═════ Records provided ═════
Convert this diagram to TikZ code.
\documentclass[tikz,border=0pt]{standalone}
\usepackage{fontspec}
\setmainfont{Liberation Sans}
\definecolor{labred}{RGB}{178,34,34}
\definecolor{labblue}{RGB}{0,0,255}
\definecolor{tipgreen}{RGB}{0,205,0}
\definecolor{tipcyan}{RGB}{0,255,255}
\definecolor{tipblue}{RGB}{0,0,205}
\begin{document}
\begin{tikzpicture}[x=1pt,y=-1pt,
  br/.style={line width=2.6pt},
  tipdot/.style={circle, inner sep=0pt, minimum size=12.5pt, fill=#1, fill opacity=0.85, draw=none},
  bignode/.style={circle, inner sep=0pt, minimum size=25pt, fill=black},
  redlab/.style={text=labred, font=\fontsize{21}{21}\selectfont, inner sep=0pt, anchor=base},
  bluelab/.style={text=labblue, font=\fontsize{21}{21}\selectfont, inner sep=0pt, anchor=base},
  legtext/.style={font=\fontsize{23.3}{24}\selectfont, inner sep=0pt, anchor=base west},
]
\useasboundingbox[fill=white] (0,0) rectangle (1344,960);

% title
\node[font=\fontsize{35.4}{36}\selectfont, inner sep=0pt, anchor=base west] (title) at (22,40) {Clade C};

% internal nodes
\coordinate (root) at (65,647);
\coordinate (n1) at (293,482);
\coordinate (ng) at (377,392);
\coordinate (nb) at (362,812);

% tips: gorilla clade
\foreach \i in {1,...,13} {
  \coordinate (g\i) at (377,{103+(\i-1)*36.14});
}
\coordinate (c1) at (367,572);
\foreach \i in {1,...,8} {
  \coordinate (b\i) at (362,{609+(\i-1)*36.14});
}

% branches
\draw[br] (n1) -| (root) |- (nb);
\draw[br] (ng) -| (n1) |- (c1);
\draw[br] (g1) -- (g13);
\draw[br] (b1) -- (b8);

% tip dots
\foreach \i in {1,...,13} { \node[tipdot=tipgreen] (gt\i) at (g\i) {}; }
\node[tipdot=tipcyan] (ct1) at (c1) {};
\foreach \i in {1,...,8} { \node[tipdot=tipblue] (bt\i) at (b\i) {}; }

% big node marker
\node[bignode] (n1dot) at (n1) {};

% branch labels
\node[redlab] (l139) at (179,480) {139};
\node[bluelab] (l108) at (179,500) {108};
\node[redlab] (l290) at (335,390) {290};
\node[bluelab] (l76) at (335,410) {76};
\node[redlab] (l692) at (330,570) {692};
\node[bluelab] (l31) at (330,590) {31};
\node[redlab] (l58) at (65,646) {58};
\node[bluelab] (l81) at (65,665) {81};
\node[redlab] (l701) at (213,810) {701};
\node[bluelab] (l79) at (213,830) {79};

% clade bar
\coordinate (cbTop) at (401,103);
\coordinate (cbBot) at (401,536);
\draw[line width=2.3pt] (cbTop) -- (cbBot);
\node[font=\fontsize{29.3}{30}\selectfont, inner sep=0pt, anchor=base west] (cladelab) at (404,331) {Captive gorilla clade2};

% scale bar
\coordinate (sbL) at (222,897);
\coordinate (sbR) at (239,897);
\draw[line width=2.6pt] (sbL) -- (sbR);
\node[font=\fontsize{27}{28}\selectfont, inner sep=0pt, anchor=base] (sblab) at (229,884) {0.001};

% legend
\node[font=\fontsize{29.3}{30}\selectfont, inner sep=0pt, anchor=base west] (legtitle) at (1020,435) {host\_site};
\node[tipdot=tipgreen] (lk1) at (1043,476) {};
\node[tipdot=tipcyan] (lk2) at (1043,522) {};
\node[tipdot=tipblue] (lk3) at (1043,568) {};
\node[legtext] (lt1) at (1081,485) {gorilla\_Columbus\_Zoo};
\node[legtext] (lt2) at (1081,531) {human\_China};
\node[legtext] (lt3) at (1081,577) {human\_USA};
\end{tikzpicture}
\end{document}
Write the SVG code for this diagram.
═════
Written problem:
Print out the whole listing exactly as it appears.

Reply to the exercise:
Convert this diagram to TikZ code.
\documentclass[tikz,border=0pt]{standalone}
\usepackage{fontspec}
\setmainfont{Liberation Sans}
\definecolor{labred}{RGB}{178,34,34}
\definecolor{labblue}{RGB}{0,0,255}
\definecolor{tipgreen}{RGB}{0,205,0}
\definecolor{tipcyan}{RGB}{0,255,255}
\definecolor{tipblue}{RGB}{0,0,205}
\begin{document}
\begin{tikzpicture}[x=1pt,y=-1pt,
  br/.style={line width=2.6pt},
  tipdot/.style={circle, inner sep=0pt, minimum size=12.5pt, fill=#1, fill opacity=0.85, draw=none},
  bignode/.style={circle, inner sep=0pt, minimum size=25pt, fill=black},
  redlab/.style={text=labred, font=\fontsize{21}{21}\selectfont, inner sep=0pt, anchor=base},
  bluelab/.style={text=labblue, font=\fontsize{21}{21}\selectfont, inner sep=0pt, anchor=base},
  legtext/.style={font=\fontsize{23.3}{24}\selectfont, inner sep=0pt, anchor=base west},
]
\useasboundingbox[fill=white] (0,0) rectangle (1344,960);

% title
\node[font=\fontsize{35.4}{36}\selectfont, inner sep=0pt, anchor=base west] (title) at (22,40) {Clade C};

% internal nodes
\coordinate (root) at (65,647);
\coordinate (n1) at (293,482);
\coordinate (ng) at (377,392);
\coordinate (nb) at (362,812);

% tips: gorilla clade
\foreach \i in {1,...,13} {
  \coordinate (g\i) at (377,{103+(\i-1)*36.14});
}
\coordinate (c1) at (367,572);
\foreach \i in {1,...,8} {
  \coordinate (b\i) at (362,{609+(\i-1)*36.14});
}

% branches
\draw[br] (n1) -| (root) |- (nb);
\draw[br] (ng) -| (n1) |- (c1);
\draw[br] (g1) -- (g13);
\draw[br] (b1) -- (b8);

% tip dots
\foreach \i in {1,...,13} { \node[tipdot=tipgreen] (gt\i) at (g\i) {}; }
\node[tipdot=tipcyan] (ct1) at (c1) {};
\foreach \i in {1,...,8} { \node[tipdot=tipblue] (bt\i) at (b\i) {}; }

% big node marker
\node[bignode] (n1dot) at (n1) {};

% branch labels
\node[redlab] (l139) at (179,480) {139};
\node[bluelab] (l108) at (179,500) {108};
\node[redlab] (l290) at (335,390) {290};
\node[bluelab] (l76) at (335,410) {76};
\node[redlab] (l692) at (330,570) {692};
\node[bluelab] (l31) at (330,590) {31};
\node[redlab] (l58) at (65,646) {58};
\node[bluelab] (l81) at (65,665) {81};
\node[redlab] (l701) at (213,810) {701};
\node[bluelab] (l79) at (213,830) {79};

% clade bar
\coordinate (cbTop) at (401,103);
\coordinate (cbBot) at (401,536);
\draw[line width=2.3pt] (cbTop) -- (cbBot);
\node[font=\fontsize{29.3}{30}\selectfont, inner sep=0pt, anchor=base west] (cladelab) at (404,331) {Captive gorilla clade2};

% scale bar
\coordinate (sbL) at (222,897);
\coordinate (sbR) at (239,897);
\draw[line width=2.6pt] (sbL) -- (sbR);
\node[font=\fontsize{27}{28}\selectfont, inner sep=0pt, anchor=base] (sblab) at (229,884) {0.001};

% legend
\node[font=\fontsize{29.3}{30}\selectfont, inner sep=0pt, anchor=base west] (legtitle) at (1020,435) {host\_site};
\node[tipdot=tipgreen] (lk1) at (1043,476) {};
\node[tipdot=tipcyan] (lk2) at (1043,522) {};
\node[tipdot=tipblue] (lk3) at (1043,568) {};
\node[legtext] (lt1) at (1081,485) {gorilla\_Columbus\_Zoo};
\node[legtext] (lt2) at (1081,531) {human\_China};
\node[legtext] (lt3) at (1081,577) {human\_USA};
\end{tikzpicture}
\end{document}
Write the SVG code for this diagram.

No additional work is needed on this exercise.